* Start SUPPLIED ENTRIES *

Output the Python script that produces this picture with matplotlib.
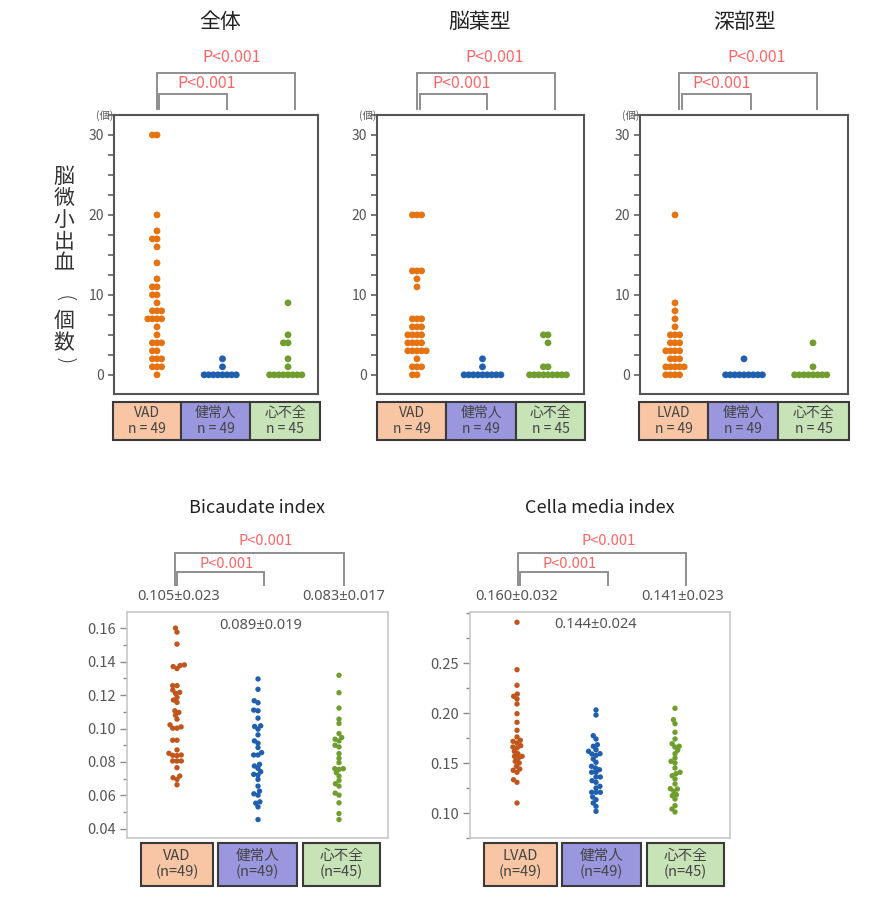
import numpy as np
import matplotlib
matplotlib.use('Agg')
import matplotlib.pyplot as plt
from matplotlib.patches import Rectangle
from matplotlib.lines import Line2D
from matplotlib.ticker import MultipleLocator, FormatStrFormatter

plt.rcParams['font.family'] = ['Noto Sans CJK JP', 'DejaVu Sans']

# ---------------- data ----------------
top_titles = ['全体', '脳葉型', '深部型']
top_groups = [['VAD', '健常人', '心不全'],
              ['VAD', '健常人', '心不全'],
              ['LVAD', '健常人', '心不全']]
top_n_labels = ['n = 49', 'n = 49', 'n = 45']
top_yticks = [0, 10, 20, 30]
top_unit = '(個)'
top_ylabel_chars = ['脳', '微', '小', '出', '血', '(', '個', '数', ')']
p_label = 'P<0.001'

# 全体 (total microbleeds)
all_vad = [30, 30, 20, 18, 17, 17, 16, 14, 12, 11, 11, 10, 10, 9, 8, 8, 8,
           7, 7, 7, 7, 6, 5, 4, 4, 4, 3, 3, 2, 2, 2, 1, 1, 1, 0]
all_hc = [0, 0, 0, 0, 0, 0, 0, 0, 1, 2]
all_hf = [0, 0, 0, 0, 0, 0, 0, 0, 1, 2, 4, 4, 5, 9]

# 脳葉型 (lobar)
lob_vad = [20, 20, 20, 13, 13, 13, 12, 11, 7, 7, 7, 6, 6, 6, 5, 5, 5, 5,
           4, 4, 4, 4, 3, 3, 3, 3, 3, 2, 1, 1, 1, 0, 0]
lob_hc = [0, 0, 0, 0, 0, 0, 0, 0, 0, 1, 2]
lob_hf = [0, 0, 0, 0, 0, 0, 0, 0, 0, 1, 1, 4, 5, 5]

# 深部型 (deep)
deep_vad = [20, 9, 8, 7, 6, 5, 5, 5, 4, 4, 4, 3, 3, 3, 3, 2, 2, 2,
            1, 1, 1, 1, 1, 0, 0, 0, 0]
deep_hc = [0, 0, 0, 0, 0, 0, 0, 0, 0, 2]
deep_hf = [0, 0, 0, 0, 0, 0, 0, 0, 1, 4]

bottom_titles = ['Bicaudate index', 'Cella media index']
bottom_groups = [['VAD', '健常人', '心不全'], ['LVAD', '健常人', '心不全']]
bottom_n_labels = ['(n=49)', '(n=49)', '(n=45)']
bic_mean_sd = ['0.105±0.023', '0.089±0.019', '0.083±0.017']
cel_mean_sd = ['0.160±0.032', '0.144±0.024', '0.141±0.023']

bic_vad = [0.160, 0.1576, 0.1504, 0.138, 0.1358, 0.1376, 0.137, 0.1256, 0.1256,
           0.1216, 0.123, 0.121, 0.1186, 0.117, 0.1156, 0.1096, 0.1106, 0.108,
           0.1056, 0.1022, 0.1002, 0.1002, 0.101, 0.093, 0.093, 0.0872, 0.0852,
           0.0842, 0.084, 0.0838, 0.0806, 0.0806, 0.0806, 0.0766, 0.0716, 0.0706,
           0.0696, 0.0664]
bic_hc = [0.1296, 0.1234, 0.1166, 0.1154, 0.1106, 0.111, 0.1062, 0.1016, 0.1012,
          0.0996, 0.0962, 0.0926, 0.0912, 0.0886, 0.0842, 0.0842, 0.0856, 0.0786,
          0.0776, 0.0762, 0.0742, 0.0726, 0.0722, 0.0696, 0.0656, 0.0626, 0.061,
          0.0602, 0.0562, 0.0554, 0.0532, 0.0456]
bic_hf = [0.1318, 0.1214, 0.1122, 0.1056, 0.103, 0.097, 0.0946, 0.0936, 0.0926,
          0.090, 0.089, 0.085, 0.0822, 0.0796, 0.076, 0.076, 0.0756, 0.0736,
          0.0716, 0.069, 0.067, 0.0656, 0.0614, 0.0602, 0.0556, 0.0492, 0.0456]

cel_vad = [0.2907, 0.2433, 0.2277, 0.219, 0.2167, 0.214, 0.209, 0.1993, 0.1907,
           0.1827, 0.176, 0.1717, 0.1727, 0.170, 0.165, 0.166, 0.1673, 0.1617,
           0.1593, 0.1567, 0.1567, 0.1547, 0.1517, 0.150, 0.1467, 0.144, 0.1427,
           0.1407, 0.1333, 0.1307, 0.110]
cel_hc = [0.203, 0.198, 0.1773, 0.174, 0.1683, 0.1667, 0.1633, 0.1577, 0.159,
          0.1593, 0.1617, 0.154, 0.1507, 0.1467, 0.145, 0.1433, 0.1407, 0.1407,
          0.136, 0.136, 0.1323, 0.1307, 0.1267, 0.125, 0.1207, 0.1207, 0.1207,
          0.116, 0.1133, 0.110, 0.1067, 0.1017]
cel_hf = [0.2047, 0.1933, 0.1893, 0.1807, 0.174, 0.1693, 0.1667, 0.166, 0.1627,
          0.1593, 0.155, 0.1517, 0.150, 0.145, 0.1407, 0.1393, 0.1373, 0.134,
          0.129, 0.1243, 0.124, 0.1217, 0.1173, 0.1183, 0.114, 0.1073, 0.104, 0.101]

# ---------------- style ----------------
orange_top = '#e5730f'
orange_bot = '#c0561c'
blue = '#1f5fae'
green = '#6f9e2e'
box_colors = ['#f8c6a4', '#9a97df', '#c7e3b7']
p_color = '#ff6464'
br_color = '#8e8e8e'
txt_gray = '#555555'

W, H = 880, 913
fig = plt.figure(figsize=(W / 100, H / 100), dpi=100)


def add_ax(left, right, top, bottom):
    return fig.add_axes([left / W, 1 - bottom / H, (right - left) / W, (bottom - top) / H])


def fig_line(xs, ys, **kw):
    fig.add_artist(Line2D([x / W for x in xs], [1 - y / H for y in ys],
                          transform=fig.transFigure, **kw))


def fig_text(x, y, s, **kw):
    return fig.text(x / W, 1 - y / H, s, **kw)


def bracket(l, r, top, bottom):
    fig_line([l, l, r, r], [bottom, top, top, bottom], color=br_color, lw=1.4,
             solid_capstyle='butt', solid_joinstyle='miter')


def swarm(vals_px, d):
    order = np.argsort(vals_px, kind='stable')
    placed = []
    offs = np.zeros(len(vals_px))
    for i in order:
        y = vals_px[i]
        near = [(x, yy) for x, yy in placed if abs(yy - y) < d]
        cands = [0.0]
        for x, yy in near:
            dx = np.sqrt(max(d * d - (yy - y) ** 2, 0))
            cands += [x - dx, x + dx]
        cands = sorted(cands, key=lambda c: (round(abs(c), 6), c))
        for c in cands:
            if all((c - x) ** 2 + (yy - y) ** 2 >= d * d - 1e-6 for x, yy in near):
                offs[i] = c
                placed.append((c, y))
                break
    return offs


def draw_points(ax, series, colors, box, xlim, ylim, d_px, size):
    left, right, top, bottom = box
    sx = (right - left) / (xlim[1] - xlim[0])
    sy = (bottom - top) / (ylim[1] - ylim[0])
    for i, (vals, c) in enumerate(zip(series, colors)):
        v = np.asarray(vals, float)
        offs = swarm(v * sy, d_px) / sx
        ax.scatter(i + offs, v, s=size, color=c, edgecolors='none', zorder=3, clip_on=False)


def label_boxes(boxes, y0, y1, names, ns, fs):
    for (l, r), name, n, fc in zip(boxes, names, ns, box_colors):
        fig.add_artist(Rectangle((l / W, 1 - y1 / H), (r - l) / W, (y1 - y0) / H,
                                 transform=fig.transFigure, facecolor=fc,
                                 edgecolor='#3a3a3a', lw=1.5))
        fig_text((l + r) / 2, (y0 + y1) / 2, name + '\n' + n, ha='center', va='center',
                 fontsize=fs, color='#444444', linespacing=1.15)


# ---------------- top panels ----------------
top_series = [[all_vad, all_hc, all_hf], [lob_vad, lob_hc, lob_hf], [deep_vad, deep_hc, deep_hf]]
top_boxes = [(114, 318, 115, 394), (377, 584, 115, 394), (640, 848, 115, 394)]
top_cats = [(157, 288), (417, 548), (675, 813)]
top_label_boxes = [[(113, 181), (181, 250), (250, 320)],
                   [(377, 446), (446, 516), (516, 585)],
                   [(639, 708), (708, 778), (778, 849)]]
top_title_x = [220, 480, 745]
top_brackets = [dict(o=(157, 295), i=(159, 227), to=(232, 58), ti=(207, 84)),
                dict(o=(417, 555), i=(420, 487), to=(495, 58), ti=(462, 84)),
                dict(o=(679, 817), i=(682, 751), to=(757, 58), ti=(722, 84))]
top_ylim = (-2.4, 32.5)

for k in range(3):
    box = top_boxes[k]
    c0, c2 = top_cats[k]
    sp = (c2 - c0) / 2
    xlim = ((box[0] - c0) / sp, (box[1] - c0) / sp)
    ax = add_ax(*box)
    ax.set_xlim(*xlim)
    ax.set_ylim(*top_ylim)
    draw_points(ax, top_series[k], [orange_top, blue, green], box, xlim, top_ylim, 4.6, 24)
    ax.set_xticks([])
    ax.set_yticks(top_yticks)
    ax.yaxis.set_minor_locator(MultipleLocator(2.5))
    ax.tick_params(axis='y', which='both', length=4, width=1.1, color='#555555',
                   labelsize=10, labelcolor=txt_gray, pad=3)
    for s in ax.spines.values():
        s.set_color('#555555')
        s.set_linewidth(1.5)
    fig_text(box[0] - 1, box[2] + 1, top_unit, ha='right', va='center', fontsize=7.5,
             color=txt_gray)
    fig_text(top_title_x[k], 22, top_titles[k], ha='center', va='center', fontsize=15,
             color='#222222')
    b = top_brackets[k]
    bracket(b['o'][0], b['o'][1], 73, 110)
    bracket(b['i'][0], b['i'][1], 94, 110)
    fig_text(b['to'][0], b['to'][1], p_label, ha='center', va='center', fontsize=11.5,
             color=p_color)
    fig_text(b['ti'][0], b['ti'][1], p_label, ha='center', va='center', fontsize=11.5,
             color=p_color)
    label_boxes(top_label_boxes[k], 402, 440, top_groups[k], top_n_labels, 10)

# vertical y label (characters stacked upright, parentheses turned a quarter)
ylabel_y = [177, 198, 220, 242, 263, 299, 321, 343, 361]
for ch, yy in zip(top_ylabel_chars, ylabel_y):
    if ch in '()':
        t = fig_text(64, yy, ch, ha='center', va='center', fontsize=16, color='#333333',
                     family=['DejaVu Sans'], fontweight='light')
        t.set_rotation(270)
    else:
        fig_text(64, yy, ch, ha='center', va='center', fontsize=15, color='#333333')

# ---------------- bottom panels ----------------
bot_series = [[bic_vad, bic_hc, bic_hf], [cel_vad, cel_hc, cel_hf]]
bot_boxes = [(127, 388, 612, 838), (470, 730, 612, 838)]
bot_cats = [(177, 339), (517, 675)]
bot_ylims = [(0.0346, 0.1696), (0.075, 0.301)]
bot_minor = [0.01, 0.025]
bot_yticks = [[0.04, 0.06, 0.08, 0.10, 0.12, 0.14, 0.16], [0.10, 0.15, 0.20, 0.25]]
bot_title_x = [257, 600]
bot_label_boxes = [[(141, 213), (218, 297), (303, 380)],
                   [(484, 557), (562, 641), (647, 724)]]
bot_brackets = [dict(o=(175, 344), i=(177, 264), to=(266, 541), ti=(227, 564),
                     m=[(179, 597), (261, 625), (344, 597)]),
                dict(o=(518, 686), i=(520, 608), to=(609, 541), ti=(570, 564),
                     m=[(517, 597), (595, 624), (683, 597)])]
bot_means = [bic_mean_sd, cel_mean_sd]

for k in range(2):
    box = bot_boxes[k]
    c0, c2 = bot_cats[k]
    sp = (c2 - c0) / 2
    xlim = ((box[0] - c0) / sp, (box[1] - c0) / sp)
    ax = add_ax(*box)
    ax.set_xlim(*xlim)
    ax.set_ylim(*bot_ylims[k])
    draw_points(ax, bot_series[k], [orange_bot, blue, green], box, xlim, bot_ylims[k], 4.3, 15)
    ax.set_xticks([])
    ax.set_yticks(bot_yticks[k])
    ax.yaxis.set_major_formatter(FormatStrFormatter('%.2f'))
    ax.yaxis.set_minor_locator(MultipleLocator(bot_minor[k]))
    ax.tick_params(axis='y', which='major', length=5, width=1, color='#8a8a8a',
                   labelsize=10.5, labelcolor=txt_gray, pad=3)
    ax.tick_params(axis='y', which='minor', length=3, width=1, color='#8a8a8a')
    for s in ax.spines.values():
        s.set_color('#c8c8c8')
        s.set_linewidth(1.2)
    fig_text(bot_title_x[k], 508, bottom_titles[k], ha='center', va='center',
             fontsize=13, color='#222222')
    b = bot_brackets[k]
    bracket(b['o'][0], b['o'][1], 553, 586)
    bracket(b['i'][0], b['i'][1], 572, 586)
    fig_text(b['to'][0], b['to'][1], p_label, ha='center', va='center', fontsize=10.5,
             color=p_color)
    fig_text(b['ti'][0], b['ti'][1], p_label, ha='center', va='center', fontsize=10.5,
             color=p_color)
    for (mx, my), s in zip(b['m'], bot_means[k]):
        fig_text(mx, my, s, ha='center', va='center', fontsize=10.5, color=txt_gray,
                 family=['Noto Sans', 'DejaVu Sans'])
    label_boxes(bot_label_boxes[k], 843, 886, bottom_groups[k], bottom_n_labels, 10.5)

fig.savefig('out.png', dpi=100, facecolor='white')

* End SUPPLIED ENTRIES *
* Start SUPPLIED ENTRIES *

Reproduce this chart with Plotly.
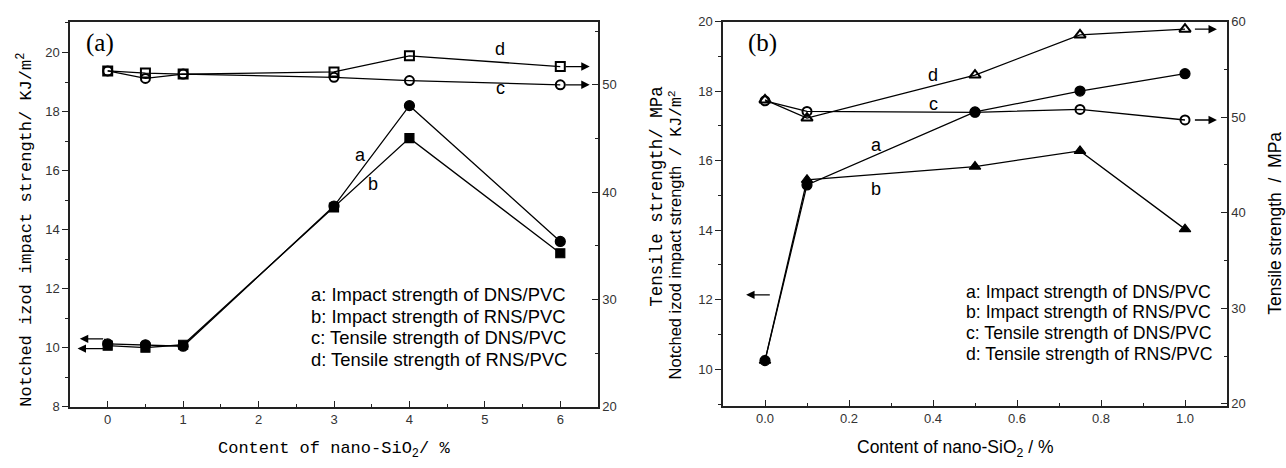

* End SUPPLIED ENTRIES *
* Start SUPPLIED ENTRIES *

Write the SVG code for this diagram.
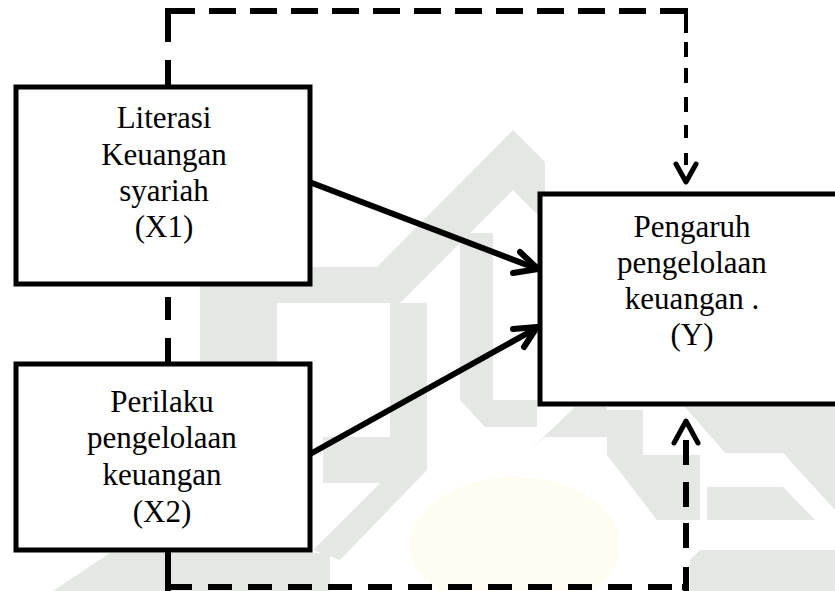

* End SUPPLIED ENTRIES *

- DESCRIPTION OF THE TASK: Using the entries above, repeat exactly the lines from the one with "Output the Python" to the one with "plt.rcParams['font.family'] = ['Noto", both included, and leave the pictures behind.

- ANSWER TO THE TASK:
Output the Python script that produces this picture with matplotlib.
import numpy as np
import matplotlib
matplotlib.use('Agg')
import matplotlib.pyplot as plt
from matplotlib.patches import Rectangle
from matplotlib.lines import Line2D
from matplotlib.ticker import MultipleLocator, FormatStrFormatter

plt.rcParams['font.family'] = ['Noto Sans CJK JP', 'DejaVu Sans']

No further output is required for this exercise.